» **Stated goal**:
Beginning with the first line, set down every line through the one containing "from matplotlib.patches import FancyBboxPatch", exactly as it appears, but not the pictures.

» **Stored rows**:
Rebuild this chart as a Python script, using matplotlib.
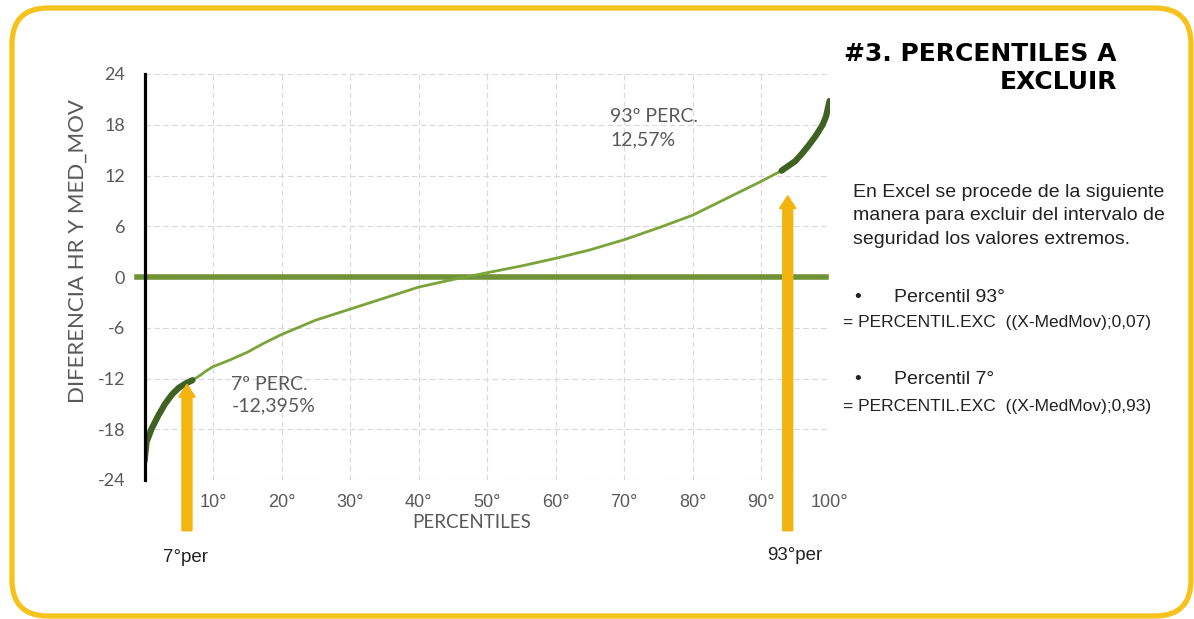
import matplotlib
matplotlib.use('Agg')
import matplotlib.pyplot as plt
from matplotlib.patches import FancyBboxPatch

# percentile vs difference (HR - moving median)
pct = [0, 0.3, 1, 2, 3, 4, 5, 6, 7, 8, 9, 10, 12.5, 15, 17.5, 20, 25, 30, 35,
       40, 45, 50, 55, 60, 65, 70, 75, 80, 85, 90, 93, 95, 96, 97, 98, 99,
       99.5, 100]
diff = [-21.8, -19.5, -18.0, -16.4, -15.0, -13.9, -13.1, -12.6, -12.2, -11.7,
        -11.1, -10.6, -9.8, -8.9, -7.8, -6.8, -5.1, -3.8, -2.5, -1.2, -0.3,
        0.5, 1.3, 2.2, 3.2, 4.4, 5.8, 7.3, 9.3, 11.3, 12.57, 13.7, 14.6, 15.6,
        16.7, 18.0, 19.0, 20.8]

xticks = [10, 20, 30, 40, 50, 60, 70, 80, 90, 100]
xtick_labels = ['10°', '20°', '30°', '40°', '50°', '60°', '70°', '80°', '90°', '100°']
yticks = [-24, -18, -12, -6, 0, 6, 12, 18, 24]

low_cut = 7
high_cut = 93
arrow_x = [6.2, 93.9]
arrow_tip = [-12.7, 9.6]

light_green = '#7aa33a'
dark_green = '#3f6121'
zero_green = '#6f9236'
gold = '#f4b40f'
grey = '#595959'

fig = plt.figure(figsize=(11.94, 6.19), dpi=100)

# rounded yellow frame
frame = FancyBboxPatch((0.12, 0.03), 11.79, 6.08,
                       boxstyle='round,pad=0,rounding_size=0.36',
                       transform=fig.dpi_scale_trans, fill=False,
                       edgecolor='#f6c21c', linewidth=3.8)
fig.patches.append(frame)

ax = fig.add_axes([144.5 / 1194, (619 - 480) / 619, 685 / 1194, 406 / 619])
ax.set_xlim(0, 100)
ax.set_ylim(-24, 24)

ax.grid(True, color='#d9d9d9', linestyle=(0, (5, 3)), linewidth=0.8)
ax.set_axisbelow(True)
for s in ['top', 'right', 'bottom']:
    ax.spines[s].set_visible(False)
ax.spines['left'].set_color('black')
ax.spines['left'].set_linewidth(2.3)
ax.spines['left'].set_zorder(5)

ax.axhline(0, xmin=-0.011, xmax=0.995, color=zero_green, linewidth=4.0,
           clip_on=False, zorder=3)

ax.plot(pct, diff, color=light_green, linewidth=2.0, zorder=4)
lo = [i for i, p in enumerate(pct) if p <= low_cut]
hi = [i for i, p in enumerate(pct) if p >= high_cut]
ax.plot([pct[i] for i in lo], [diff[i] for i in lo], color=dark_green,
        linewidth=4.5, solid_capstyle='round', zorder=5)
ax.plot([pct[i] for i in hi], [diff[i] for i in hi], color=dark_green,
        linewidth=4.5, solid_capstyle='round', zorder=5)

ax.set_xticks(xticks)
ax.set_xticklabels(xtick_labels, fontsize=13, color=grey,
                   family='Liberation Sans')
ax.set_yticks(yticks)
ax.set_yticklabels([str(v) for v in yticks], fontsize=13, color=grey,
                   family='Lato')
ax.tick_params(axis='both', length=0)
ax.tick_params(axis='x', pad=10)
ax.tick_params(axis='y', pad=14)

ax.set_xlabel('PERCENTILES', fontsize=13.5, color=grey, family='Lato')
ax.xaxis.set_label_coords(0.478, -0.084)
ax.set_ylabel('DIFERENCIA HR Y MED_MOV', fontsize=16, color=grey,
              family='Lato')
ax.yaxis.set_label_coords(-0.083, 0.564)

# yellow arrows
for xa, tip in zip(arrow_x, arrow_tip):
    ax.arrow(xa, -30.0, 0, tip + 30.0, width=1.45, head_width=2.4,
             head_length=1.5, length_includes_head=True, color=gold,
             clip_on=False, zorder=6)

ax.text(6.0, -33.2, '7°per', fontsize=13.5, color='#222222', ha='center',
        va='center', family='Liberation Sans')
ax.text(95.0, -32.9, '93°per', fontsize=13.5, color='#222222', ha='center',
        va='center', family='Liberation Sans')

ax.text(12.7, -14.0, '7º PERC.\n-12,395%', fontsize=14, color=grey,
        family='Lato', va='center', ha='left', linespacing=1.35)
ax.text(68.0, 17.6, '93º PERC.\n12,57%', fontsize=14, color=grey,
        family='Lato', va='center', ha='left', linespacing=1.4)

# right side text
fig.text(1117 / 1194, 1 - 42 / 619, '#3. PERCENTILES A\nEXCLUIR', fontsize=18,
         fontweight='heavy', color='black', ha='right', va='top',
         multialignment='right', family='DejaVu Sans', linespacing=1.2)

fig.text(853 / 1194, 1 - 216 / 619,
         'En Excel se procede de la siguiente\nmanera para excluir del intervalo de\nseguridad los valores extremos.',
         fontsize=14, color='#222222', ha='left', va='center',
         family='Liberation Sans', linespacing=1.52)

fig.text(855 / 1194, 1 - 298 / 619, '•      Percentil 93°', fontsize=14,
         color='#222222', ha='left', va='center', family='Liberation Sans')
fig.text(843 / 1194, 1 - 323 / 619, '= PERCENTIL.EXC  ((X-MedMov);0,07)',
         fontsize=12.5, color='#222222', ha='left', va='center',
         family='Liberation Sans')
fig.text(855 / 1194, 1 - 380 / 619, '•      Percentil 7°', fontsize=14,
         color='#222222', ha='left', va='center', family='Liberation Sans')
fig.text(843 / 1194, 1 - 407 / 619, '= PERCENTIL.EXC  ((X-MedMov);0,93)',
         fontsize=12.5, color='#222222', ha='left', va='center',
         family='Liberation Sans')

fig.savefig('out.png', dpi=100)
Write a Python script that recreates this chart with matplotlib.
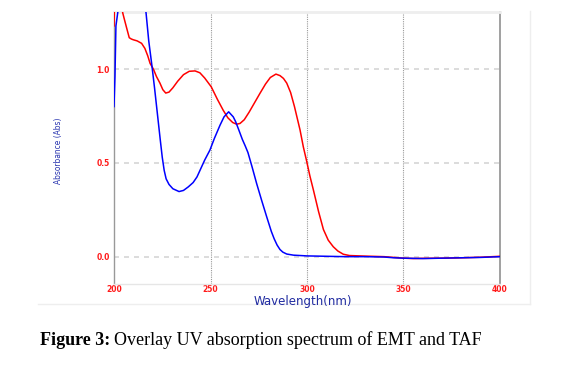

» **Right answer**:
Rebuild this chart as a Python script, using matplotlib.
import matplotlib
matplotlib.use('Agg')
import matplotlib.pyplot as plt
from matplotlib.patches import FancyBboxPatch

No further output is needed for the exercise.